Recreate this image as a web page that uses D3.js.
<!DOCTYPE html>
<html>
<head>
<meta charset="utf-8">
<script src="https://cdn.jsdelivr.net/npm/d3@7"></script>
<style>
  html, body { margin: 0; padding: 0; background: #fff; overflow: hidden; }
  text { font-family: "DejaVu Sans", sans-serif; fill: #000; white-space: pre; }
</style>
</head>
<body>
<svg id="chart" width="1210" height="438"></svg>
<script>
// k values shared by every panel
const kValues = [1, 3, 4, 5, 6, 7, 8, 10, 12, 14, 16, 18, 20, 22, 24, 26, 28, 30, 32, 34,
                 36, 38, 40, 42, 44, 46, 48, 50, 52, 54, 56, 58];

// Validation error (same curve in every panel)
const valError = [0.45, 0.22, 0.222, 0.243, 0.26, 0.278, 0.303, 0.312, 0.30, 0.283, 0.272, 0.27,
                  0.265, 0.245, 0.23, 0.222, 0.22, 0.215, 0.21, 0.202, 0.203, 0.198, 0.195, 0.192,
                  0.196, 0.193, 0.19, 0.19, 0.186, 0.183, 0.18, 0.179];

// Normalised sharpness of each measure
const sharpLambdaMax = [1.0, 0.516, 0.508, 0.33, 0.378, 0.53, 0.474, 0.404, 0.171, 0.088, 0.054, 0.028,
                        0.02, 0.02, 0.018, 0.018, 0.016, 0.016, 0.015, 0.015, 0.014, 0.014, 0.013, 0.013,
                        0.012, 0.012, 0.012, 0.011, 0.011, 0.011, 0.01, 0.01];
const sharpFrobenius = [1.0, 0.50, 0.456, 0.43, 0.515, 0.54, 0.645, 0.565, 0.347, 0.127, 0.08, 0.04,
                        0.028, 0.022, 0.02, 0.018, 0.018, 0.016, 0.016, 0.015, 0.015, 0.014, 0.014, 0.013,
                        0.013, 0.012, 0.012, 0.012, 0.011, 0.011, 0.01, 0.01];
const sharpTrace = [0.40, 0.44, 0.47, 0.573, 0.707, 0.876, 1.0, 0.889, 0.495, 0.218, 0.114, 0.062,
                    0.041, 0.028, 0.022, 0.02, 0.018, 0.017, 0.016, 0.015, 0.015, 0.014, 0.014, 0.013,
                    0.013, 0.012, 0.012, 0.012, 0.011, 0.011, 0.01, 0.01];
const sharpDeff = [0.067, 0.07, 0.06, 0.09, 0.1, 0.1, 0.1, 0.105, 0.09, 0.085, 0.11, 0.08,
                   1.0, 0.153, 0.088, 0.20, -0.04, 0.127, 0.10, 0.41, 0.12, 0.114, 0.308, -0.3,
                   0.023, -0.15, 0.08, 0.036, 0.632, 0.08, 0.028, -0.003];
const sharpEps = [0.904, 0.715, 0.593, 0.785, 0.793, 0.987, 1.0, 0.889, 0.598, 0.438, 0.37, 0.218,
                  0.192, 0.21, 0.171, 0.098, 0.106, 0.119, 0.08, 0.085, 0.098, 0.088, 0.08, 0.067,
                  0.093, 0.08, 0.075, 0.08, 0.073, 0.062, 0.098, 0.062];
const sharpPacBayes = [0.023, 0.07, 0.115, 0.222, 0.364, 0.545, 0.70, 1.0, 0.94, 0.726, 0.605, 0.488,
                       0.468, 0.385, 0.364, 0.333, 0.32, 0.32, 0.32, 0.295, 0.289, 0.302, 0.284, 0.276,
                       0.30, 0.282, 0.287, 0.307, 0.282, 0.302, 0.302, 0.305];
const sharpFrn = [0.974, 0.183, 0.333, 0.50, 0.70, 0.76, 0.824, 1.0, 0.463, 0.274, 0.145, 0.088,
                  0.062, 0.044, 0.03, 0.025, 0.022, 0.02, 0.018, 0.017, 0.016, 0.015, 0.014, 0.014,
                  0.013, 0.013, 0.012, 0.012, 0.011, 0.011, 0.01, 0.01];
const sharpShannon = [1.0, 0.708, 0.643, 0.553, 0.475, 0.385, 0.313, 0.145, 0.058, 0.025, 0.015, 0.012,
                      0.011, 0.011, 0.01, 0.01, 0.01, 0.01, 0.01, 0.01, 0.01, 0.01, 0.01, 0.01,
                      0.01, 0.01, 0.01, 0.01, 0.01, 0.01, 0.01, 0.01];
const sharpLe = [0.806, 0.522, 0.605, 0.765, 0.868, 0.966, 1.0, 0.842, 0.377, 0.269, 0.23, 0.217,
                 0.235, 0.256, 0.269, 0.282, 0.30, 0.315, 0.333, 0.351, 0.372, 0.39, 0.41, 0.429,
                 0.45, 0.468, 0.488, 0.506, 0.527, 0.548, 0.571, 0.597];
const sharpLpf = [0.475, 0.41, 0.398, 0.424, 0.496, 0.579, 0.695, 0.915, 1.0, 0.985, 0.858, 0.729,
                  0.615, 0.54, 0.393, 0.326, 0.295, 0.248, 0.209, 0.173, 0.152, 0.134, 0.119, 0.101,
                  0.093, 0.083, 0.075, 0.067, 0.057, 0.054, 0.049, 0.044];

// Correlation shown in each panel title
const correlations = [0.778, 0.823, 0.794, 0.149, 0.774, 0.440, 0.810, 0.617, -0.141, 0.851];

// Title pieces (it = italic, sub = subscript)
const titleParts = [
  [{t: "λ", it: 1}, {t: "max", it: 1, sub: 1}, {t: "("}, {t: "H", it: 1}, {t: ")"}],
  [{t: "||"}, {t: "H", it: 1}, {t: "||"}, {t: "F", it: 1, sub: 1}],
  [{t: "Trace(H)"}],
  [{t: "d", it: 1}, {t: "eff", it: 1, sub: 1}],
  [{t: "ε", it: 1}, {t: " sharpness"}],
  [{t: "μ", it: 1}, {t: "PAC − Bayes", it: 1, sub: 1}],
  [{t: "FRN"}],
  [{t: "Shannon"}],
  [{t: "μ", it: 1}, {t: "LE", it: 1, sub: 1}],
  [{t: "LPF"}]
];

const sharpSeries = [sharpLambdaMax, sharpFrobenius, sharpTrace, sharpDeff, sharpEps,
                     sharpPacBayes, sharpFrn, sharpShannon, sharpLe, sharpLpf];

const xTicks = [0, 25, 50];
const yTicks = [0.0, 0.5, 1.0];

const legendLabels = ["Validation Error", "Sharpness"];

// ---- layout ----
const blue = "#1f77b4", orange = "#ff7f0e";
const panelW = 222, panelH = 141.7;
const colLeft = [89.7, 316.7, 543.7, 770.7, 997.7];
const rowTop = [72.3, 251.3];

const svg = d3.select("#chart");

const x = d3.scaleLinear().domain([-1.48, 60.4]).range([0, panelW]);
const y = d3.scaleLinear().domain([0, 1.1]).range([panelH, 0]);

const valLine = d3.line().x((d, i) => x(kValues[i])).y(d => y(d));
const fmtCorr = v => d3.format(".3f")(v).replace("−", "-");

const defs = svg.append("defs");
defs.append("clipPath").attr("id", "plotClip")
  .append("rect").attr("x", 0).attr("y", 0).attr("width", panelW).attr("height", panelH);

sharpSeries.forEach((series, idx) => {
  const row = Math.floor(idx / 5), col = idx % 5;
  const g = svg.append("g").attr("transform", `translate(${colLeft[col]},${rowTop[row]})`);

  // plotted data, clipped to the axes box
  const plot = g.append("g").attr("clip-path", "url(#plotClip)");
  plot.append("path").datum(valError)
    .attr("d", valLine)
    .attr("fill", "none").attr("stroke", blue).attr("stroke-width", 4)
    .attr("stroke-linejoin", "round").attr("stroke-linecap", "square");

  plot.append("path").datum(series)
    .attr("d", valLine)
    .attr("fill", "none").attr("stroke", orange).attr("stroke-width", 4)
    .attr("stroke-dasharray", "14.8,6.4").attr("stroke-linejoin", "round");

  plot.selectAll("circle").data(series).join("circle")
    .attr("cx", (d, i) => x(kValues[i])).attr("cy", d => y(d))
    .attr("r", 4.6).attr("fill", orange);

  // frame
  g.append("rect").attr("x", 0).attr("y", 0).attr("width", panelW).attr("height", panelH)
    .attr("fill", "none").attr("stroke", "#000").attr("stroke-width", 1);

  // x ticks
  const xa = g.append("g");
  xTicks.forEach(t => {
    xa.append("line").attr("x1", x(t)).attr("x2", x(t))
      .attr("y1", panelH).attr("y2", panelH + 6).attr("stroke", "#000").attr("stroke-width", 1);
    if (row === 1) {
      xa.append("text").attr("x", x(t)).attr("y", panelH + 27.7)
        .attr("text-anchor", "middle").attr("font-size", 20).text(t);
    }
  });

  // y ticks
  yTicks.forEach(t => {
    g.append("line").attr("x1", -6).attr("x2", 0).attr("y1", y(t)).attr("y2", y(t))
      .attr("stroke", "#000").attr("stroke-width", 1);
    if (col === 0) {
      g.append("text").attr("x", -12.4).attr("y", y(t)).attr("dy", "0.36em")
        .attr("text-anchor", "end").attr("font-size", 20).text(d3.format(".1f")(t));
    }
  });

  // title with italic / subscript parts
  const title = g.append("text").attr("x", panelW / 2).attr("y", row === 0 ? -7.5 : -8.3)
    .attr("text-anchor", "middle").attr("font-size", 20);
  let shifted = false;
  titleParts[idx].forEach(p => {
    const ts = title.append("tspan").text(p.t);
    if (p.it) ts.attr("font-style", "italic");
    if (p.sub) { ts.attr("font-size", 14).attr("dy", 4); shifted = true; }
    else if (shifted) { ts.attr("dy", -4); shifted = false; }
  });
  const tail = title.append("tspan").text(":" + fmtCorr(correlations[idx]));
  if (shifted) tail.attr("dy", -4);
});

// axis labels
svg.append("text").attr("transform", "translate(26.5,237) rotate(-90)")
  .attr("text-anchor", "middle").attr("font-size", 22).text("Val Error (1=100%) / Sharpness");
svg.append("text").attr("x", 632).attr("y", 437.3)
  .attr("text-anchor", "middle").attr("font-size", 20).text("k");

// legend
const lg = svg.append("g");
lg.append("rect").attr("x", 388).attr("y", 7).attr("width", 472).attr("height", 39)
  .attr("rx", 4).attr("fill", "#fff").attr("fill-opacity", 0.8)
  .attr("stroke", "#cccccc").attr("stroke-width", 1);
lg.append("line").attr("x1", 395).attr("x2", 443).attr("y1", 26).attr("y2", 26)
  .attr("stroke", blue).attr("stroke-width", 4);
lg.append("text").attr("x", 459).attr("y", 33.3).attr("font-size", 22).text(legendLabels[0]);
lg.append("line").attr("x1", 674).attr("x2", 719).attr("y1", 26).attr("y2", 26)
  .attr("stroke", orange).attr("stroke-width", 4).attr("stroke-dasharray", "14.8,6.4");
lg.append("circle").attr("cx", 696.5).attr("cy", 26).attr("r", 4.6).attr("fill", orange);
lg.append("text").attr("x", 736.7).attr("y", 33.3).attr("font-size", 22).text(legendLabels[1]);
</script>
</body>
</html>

····················

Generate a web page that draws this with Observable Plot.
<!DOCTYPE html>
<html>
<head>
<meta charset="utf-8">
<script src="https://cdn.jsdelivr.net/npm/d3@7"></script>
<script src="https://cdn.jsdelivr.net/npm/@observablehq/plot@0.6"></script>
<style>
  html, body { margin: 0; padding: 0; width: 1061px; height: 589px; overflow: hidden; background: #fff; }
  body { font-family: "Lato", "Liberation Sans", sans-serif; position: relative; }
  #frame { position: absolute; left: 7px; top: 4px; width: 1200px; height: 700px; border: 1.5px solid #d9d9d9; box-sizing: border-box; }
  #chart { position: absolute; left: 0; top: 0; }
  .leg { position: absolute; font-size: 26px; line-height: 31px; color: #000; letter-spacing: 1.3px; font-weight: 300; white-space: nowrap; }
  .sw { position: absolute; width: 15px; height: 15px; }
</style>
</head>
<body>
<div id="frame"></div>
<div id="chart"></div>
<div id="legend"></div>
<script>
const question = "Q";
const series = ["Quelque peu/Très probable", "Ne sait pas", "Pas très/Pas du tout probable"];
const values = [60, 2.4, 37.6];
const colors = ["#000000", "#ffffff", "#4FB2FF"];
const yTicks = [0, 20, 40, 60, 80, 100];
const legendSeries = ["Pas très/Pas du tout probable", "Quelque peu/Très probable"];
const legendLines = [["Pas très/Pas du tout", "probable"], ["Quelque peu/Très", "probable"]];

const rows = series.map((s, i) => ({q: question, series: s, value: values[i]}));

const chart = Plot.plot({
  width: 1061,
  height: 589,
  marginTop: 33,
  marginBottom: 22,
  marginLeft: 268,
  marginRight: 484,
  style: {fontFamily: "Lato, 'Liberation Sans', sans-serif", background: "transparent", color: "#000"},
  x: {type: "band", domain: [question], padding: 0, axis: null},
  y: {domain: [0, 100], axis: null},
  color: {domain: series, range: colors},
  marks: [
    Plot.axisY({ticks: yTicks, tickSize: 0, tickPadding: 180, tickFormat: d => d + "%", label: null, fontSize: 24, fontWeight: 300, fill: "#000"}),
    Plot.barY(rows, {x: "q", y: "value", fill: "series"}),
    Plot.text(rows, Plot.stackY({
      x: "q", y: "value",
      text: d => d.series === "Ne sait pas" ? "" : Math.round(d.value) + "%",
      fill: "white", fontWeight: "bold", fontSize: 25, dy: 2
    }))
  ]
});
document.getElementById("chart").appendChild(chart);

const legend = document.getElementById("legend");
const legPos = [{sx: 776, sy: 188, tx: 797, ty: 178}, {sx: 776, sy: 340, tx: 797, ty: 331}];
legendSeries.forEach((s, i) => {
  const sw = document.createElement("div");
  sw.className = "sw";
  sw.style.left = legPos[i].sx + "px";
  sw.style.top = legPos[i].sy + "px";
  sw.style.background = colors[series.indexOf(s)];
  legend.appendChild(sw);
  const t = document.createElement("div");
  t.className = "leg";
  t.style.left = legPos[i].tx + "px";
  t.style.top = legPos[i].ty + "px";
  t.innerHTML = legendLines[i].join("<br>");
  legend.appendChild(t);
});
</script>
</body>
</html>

····················

» AIM: From the records above, copy out the line with "Generate a web", the line with "const rows = series.map((s, i)", and every line between them, word for word.

» SOLUTION TO THIS EXERCISE:
Generate a web page that draws this with Observable Plot.
<!DOCTYPE html>
<html>
<head>
<meta charset="utf-8">
<script src="https://cdn.jsdelivr.net/npm/d3@7"></script>
<script src="https://cdn.jsdelivr.net/npm/@observablehq/plot@0.6"></script>
<style>
  html, body { margin: 0; padding: 0; width: 1061px; height: 589px; overflow: hidden; background: #fff; }
  body { font-family: "Lato", "Liberation Sans", sans-serif; position: relative; }
  #frame { position: absolute; left: 7px; top: 4px; width: 1200px; height: 700px; border: 1.5px solid #d9d9d9; box-sizing: border-box; }
  #chart { position: absolute; left: 0; top: 0; }
  .leg { position: absolute; font-size: 26px; line-height: 31px; color: #000; letter-spacing: 1.3px; font-weight: 300; white-space: nowrap; }
  .sw { position: absolute; width: 15px; height: 15px; }
</style>
</head>
<body>
<div id="frame"></div>
<div id="chart"></div>
<div id="legend"></div>
<script>
const question = "Q";
const series = ["Quelque peu/Très probable", "Ne sait pas", "Pas très/Pas du tout probable"];
const values = [60, 2.4, 37.6];
const colors = ["#000000", "#ffffff", "#4FB2FF"];
const yTicks = [0, 20, 40, 60, 80, 100];
const legendSeries = ["Pas très/Pas du tout probable", "Quelque peu/Très probable"];
const legendLines = [["Pas très/Pas du tout", "probable"], ["Quelque peu/Très", "probable"]];

const rows = series.map((s, i) => ({q: question, series: s, value: values[i]}));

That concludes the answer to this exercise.